ABSTRACT

Dr Yanbin Wang, GSECARS, Argonne National Laboratory, University of Chicago

Labquakes - nanoseismology and micromechanics of deep earthquakes

Deep-focus earthquakes have hypocenter depths exceeding 300 km and are commonly associated with subducted oceanic lithosphere. Several mechanisms have been proposed for their nucleation and propagation including solid-solid phase transitions, dehydration embrittlement, transformational faulting or anticrack faulting, and shear instability thermal runaway. Recent advances in controlled high-pressure deformation experiments using synchrotron radiation and acoustic emission (AE) monitoring at GSECARS beamlines of the Advanced Photon Source (Argonne National Laboratory, Chicago, IL) allow detailed studies of brittle failure of Earth materials at high pressure.
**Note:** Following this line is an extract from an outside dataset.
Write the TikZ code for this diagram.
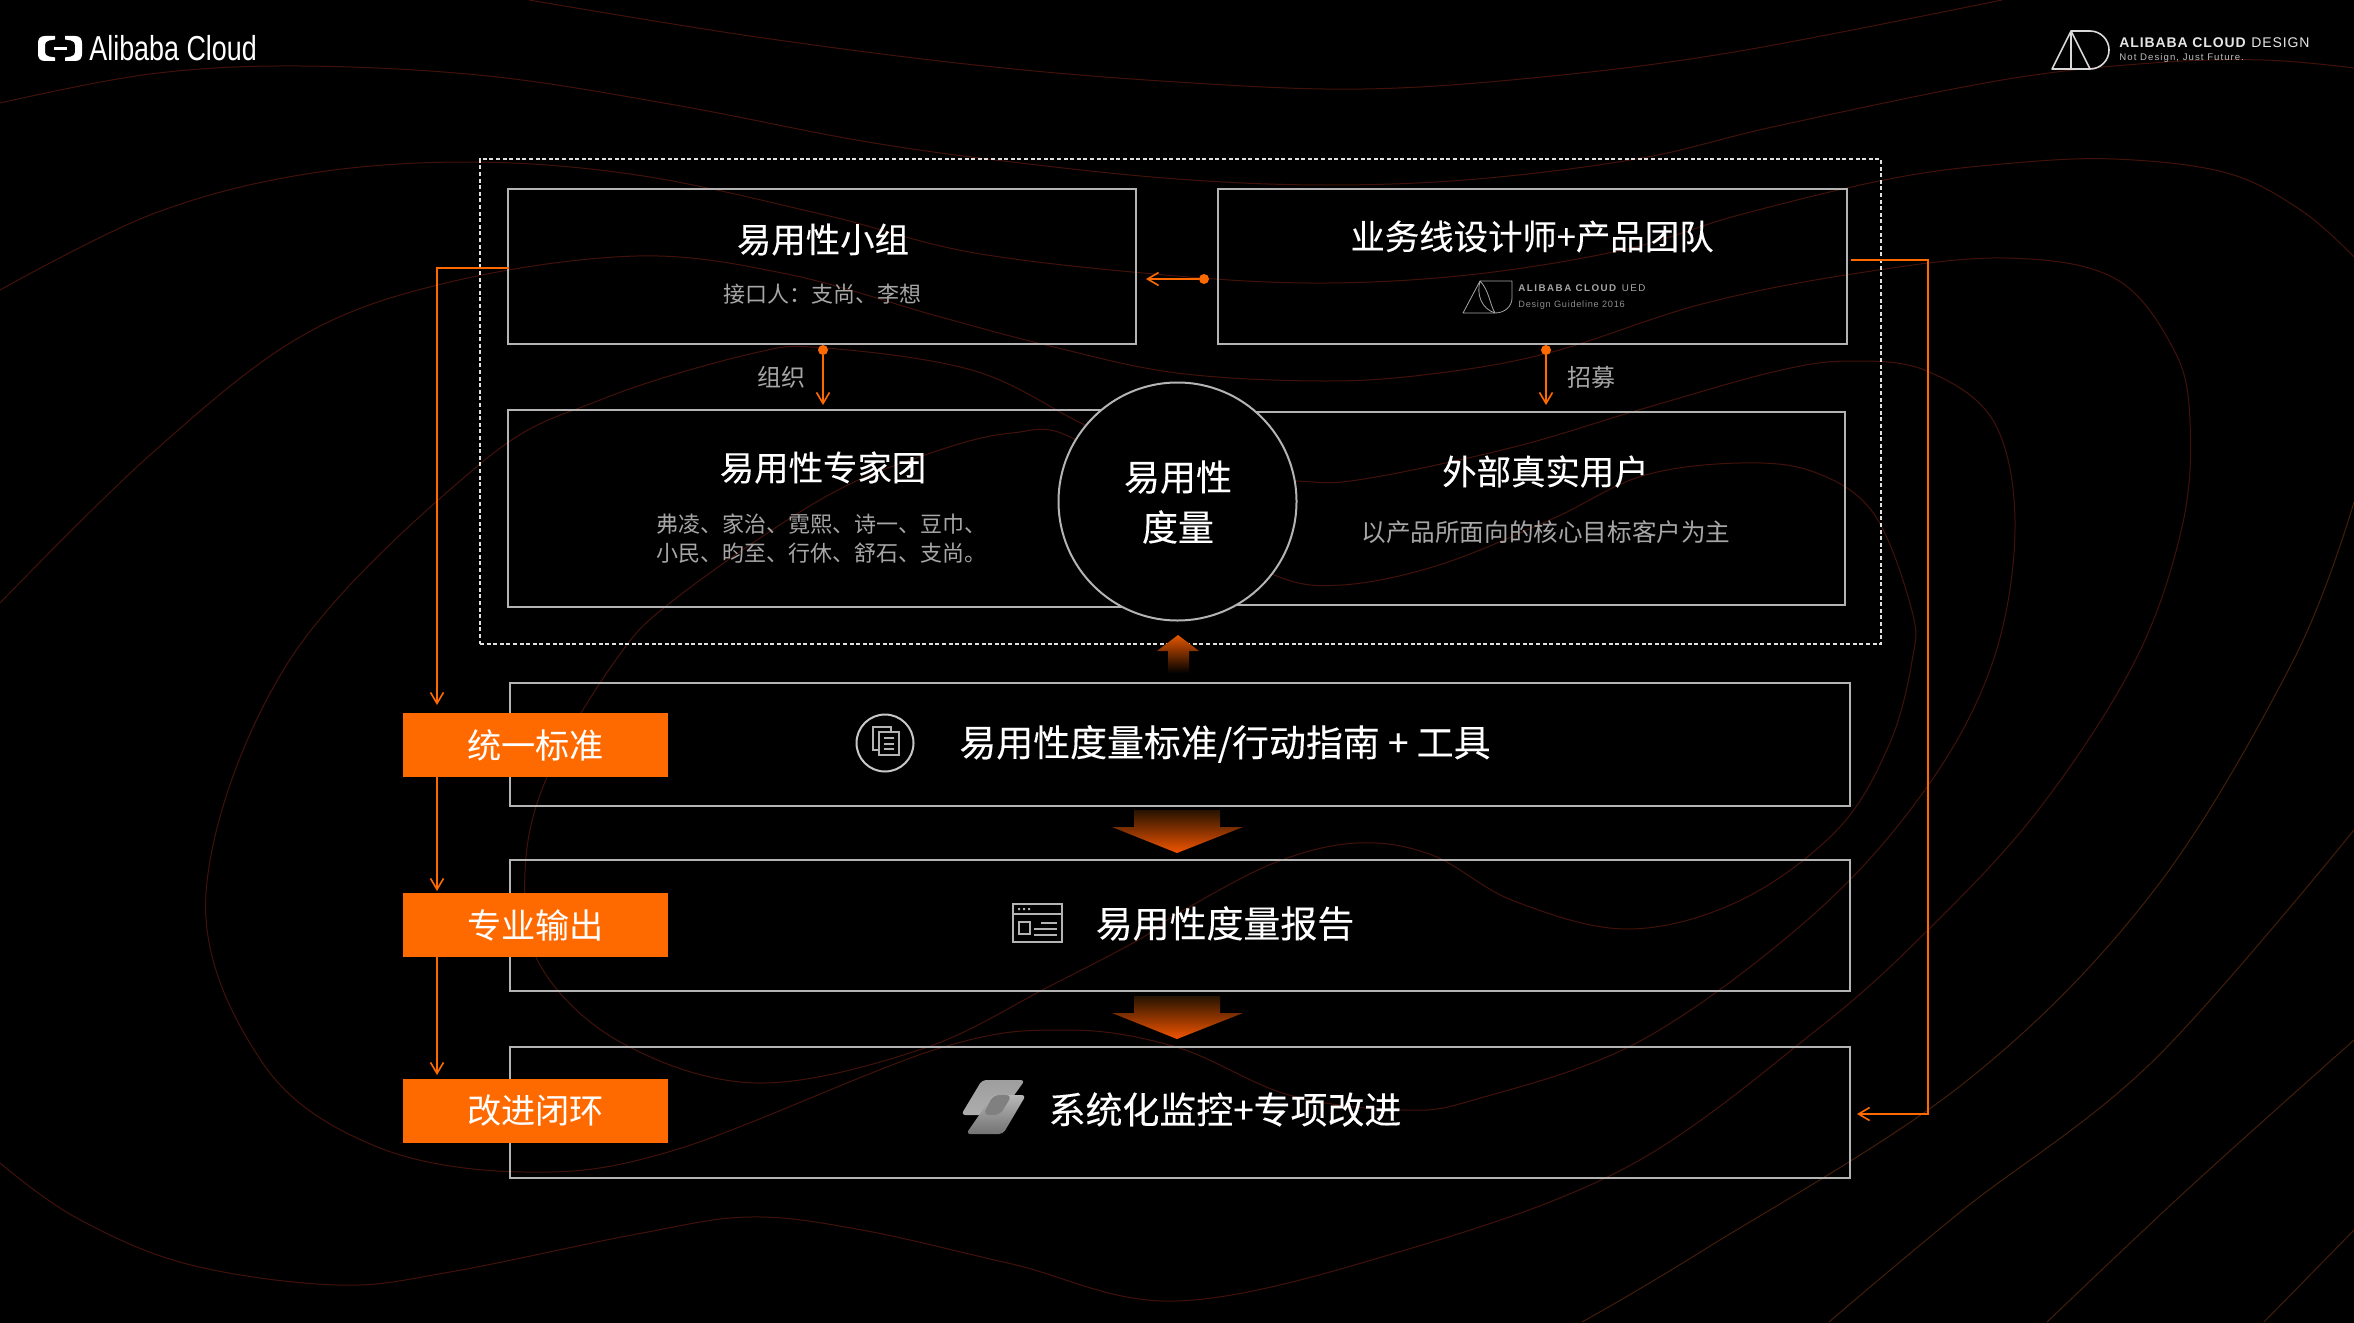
\documentclass[tikz,border=0pt]{standalone}
\usepackage{fontspec}
\usetikzlibrary{arrows.meta,calc,shapes.geometric}
\setmainfont{Liberation Sans}
\newfontfamily\cjk{Noto Sans CJK SC}
\newfontfamily\cjkm[FakeBold=0.2]{Noto Sans CJK SC}
\definecolor{aliorange}{HTML}{FF6A00}
\definecolor{boxgrey}{HTML}{B4B4B4}
\definecolor{subgrey}{HTML}{A6A6A6}
\definecolor{bgred}{HTML}{42120A}
\definecolor{bgbrown}{HTML}{431E0B}
\tikzset{
  bgline/.style={draw=bgbrown,line width=0.5pt},
  bgleft/.style={draw=bgred,line width=0.5pt},
  panel/.style={draw=boxgrey,line width=1pt,rectangle,inner sep=0pt},
  tag/.style={fill=aliorange,rectangle,inner sep=0pt,minimum width=132.5pt,minimum height=32pt,text=white,font=\cjk\fontsize{17.1}{20}\selectfont},
  title/.style={text=white,inner sep=0pt,font=\cjkm\fontsize{17.2}{20}\selectfont},
  bandtext/.style={text=white,inner sep=0pt,font=\cjkm\fontsize{18.45}{22}\selectfont},
  subtext/.style={text=subgrey,inner sep=0pt,font=\cjk\fontsize{11}{15}\selectfont},
  dot/.style={circle,fill=aliorange,inner sep=0pt,minimum size=5pt},
  conn/.style={draw=aliorange,line width=1pt,-{Straight Barb[length=5.5pt,width=6.5pt,line width=0.8pt]}},
  iconline/.style={draw=boxgrey,line width=1pt},
}
\begin{document}
\begin{tikzpicture}[x=0.5pt,y=-0.5pt]
\useasboundingbox (0,0) rectangle (2354,1322);
\fill[black] (-6,-6) rectangle (2360,1328);

% background contours
\begin{scope}
\clip (0,0) rectangle (2354,1322);
\draw[bgleft] plot[smooth,tension=0.6] coordinates {(529,0) (750,36) (975,65) (1177,82) (1364,89) (1552,76) (1740,51) (2002,0)};
\draw[bgleft] plot[smooth,tension=0.6] coordinates {(0,103) (150,74) (300,66) (488,76) (675,105) (862,141) (1012,162) (1177,179) (1327,185) (1477,179) (1642,158) (1777,126) (2002,80) (2152,63) (2264,60) (2354,68)};
\draw[bgleft] plot[smooth,tension=0.6] coordinates {(0,290) (150,215) (300,175) (465,162) (637,175) (825,215) (975,253) (1177,276) (1327,283) (1477,274) (1627,249) (1739,215) (1889,179) (2002,164) (2114,159) (2227,173) (2302,211) (2354,257)};
\draw[bgleft] plot[smooth,tension=0.6] coordinates {(0,603) (150,455) (300,337) (450,282) (637,256) (787,274) (937,316) (1050,346) (1177,373) (1327,381) (1439,373) (1552,352) (1702,304) (1852,274) (2002,258) (2114,278) (2174,350) (2190,422) (2182,527) (2135,661) (2039,809) (1927,931) (1814,1032) (1627,1167) (1402,1251) (1177,1301) (1012,1264) (862,1230) (750,1217) (637,1234) (450,1272) (337,1285) (187,1264) (75,1217) (0,1163)};
\draw[bgleft] plot[smooth cycle,tension=0.6] coordinates {(615,661) (547,777) (525,872) (540,965) (622,1043) (757,1083) (922,1049) (1050,986) (1140,939) (1177,914) (1274,863) (1357,843) (1432,855) (1514,901) (1627,929) (1739,901) (1837,830) (1889,745) (1912,661) (1912,611) (1874,514) (1814,472) (1739,463) (1642,476) (1552,519) (1439,565) (1342,585) (1274,575) (1178,520) (1072,438) (1012,433) (937,451) (825,497) (675,599)};
\draw[bgleft] plot[smooth cycle,tension=0.6] coordinates {(289,661) (206,893) (262,1062) (375,1146) (525,1172) (675,1150) (937,1049) (1065,1030) (1176,1047) (1289,1095) (1402,1110) (1477,1099) (1642,1040) (1814,914) (1927,787) (1993,661) (2015,527) (1994,422) (1927,371) (1852,361) (1777,371) (1642,409) (1514,447) (1364,479) (1297,481) (1190,470) (1087,426) (975,371) (825,348) (750,354) (600,400) (480,464)};
\draw[bgline] plot[smooth,tension=0.6] coordinates {(2354,502) (2293,661) (2152,893) (1964,1083) (1702,1251) (1582,1322)};
\draw[bgline] plot[smooth,tension=0.6] coordinates {(2354,830) (2152,1062) (1964,1209) (1829,1322)};
\draw[bgline] plot[smooth,tension=0.6] coordinates {(2354,1040) (2189,1188) (2047,1322)};
\draw[bgline] plot[smooth,tension=0.6] coordinates {(2354,1230) (2264,1322)};
\end{scope}

% Alibaba Cloud logo
\fill[white] (55,36) -- (45,36) .. controls (40,36) and (38,39) .. (38,43) -- (38,54) .. controls (38,58) and (40,61) .. (45,61) -- (55,61) -- (55,57.5) -- (49,56.5) .. controls (46,56) and (45,54) .. (45,52) -- (45,45) .. controls (45,43) and (46,41) .. (49,40.5) -- (55,39.5) -- cycle;
\fill[white] (65,36) -- (75,36) .. controls (80,36) and (82,39) .. (82,43) -- (82,54) .. controls (82,58) and (80,61) .. (75,61) -- (65,61) -- (65,57.5) -- (71,56.5) .. controls (74,56) and (75,54) .. (75,52) -- (75,45) .. controls (75,43) and (74,41) .. (71,40.5) -- (65,39.5) -- cycle;
\fill[white] (54,47.5) rectangle (67,49.8);
\node[anchor=west,inner sep=0pt,text=white] (alitext) at (89,48) {\scalebox{0.815}[1.05]{\fontsize{16.5}{18}\selectfont Alibaba Cloud}};

% Alibaba Cloud Design logo
\draw[draw=white!85!black,line width=0.8pt,line join=round] (2071,31) -- (2052,69) -- (2090,69) .. controls (2100.5,69) and (2109,60.5) .. (2109,50) .. controls (2109,39.5) and (2100.5,31) .. (2090,31) -- (2071,31) -- (2090,69) (2071,31) -- (2071,69);
\node[anchor=west,inner sep=0pt,text=white!90!black] (adname) at (2119,42.5) {\addfontfeature{LetterSpace=6.3}\fontsize{7}{8}\selectfont\textbf{ALIBABA CLOUD} DESIGN};
\node[anchor=west,inner sep=0pt,text=white!75!black] (adtag) at (2119,58.5) {\addfontfeature{LetterSpace=11}\fontsize{4.8}{6}\selectfont Not Design, Just Future.};

% dashed frame
\node[draw=white!88!black,line width=0.8pt,dash pattern=on 2pt off 1.3pt,rectangle,inner sep=0pt,minimum width=700.5pt,minimum height=242.5pt] (frame) at (1180.5,401.5) {};

% panels
\node[panel,minimum width=314pt,minimum height=77.5pt] (groupbox) at (822,266.5) {};
\node[panel,minimum width=314.5pt,minimum height=77.5pt] (teambox) at (1532,266.5) {};
\node[panel,minimum width=335pt,minimum height=98.5pt] (expertbox) at (843,508.5) {};
\node[panel,minimum width=333.5pt,minimum height=96.5pt] (userbox) at (1511.5,508.5) {};
\node[panel,minimum width=670pt,minimum height=61.5pt] (band1) at (1180,744.5) {};
\node[panel,minimum width=670pt,minimum height=65.5pt] (band2) at (1180,925) {};
\node[panel,minimum width=670pt,minimum height=65.5pt] (band3) at (1180,1112.5) {};
\node[circle,draw=boxgrey,line width=1pt,fill=black,inner sep=0pt,minimum size=119pt] (hub) at (1177.5,501.5) {};

% panel texts
\node[title] (t1) at (823,239.5) {易用性小组};
\node[subtext] (s1) at (822,294.5) {接口人：支尚、李想};
\node[title] (t2) at (1532,236.5) {业务线设计师+产品团队};
\node[title] (t3) at (823,467.5) {易用性专家团};
\node[subtext,font=\cjk\fontsize{11}{14.75}\selectfont,align=left] (s3) at (821,538.5) {弗凌、家治、霓熙、诗一、豆巾、\\小民、昀至、行休、舒石、支尚。};
\node[title] (t4) at (1545.5,471.5) {外部真实用户};
\node[subtext,font=\cjk\fontsize{12.3}{15}\selectfont] (s4) at (1546,532) {以产品所面向的核心目标客户为主};
\node[bandtext,font=\cjkm\fontsize{18}{22}\selectfont] (h1) at (1178,477) {易用性};
\node[bandtext,font=\cjkm\fontsize{18}{22}\selectfont] (h2) at (1178,527) {度量};
\node[bandtext] (b1) at (1225,744) {易用性度量标准/行动指南 + 工具};
\node[bandtext] (b2) at (1225,923.5) {易用性度量报告};
\node[bandtext] (b3) at (1225,1109.5) {系统化监控+专项改进};

% UED mini logo
\draw[draw=subgrey,line width=0.4pt,line join=round] (1480,281) -- (1463,313) -- (1495,313) .. controls (1505,313) and (1512,306) .. (1512,298) -- (1512,281) -- cycle;
\draw[draw=subgrey,line width=0.4pt] (1480,281) .. controls (1476,295) and (1482,309) .. (1495,313) (1480,281) .. controls (1489,290) and (1490,305) .. (1495,313);
\node[anchor=west,inner sep=0pt,text=subgrey] (uedname) at (1518,288) {\addfontfeature{LetterSpace=15}\fontsize{4.9}{6}\selectfont\textbf{ALIBABA CLOUD} UED};
\node[anchor=west,inner sep=0pt,text=subgrey!85!black] (uedtag) at (1518,305) {\addfontfeature{LetterSpace=8}\fontsize{4.6}{6}\selectfont Design Guideline 2016};

% tags
\node[tag] (tag1) at (535.5,745) {统一标准};
\node[tag] (tag2) at (535.5,925) {专业输出};
\node[tag] (tag3) at (535.5,1111) {改进闭环};

% connectors
\node[dot] (d1) at (1204,279) {};
\coordinate (e1) at (1146,279);
\draw[conn] (d1) -- (e1);
\node[dot] (d2) at (823,350) {};
\coordinate (e2) at (823,405);
\draw[conn] (d2) -- (e2);
\node[dot] (d3) at (1546,350) {};
\coordinate (e3) at (1546,405);
\draw[conn] (d3) -- (e3);
\node[subtext,font=\cjk\fontsize{12}{14}\selectfont] (l1) at (781,377) {组织};
\node[subtext,font=\cjk\fontsize{12}{14}\selectfont] (l2) at (1591,377) {招募};
\coordinate (a1) at (437,705);
\coordinate (a2) at (437,891);
\coordinate (a3) at (437,1075);
\draw[conn] (groupbox.west |- 0,268) -- ++(2,0) -| (a1);
\draw[conn] (a1 |- tag1.south) -- (a2);
\draw[conn] (a2 |- tag2.south) -- (a3);
\coordinate (r0) at (1851,260);
\coordinate (r1) at (1857,1114);
\draw[conn] (r0) -| (1928,1114) -- (r1);

% block arrows
\shade[top color=orange!75!red!90!black,bottom color=black] (1178,635) -- (1199,651) -- (1189,651) -- (1189,673) -- (1168,673) -- (1168,651) -- (1157,651) -- cycle;
\shade[top color=black!85!orange,bottom color=orange!70!red!95!black] (1134,810) -- (1220,810) -- (1220,827) -- (1243,827) -- (1177,853) -- (1112,827) -- (1134,827) -- cycle;
\shade[top color=black!85!orange,bottom color=orange!70!red!95!black] (1134,996) -- (1220,996) -- (1220,1013) -- (1243,1013) -- (1177,1039) -- (1112,1013) -- (1134,1013) -- cycle;

% doc icon
\node[circle,draw=white!78!black,line width=1pt,inner sep=0pt,minimum size=28.5pt] (docicon) at (885,743) {};
\draw[iconline] (879,750) -- (873,750) -- (873,727) -- (891,727) -- (891,732);
\draw[iconline] (879,732) rectangle (899,755);
\draw[draw=boxgrey,line width=0.8pt] (884,738) -- (894,738) (884,744) -- (894,744) (884,749) -- (894,749);

% report icon
\draw[iconline] (1013,904) rectangle (1062,942);
\draw[draw=boxgrey,line width=0.8pt] (1013,914) -- (1062,914);
\draw[draw=boxgrey,line width=0.8pt] (1019,922) rectangle (1030,934);
\draw[draw=boxgrey,line width=0.8pt] (1041,923) -- (1057,923) (1034,929) -- (1057,929) (1034,935) -- (1057,935);
\fill[boxgrey] (1018,908) rectangle (1020,910) (1023,908) rectangle (1025,910) (1028,908) rectangle (1030,910);

% stream icon
\shade[top color=white!62!black,bottom color=white!68!black,rounded corners=2pt] (982,1080) -- (1025,1080) -- (1000,1115) -- (961,1115) -- cycle;
\shade[top color=white!72!black,bottom color=white!45!black,rounded corners=2pt] (993,1095) -- (1026,1095) -- (1003,1134) -- (966,1134) -- cycle;
\fill[white!50!black,rounded corners=3pt] (993,1095) -- (1012,1095) -- (1000,1115) -- (983,1115) -- cycle;
\end{tikzpicture}
\end{document}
We present new results of nanoseismology tracking in 4D mechanical instabilities induced by the transformation of olivine to spinel at transition zone conditions. Individual AE events (“labquakes”) can be detected down to magnitudes (Mw) of 10^(-10) that possess characteristics similar to real earthquakes. We also present similar results for eclogitization of metastable granulite at lower crustal conditions. Nanoseismology and postmortem microstructure characterization are combined to improve rupture nucleation and propagation models for both deep-focus and lower crustal earthquakes.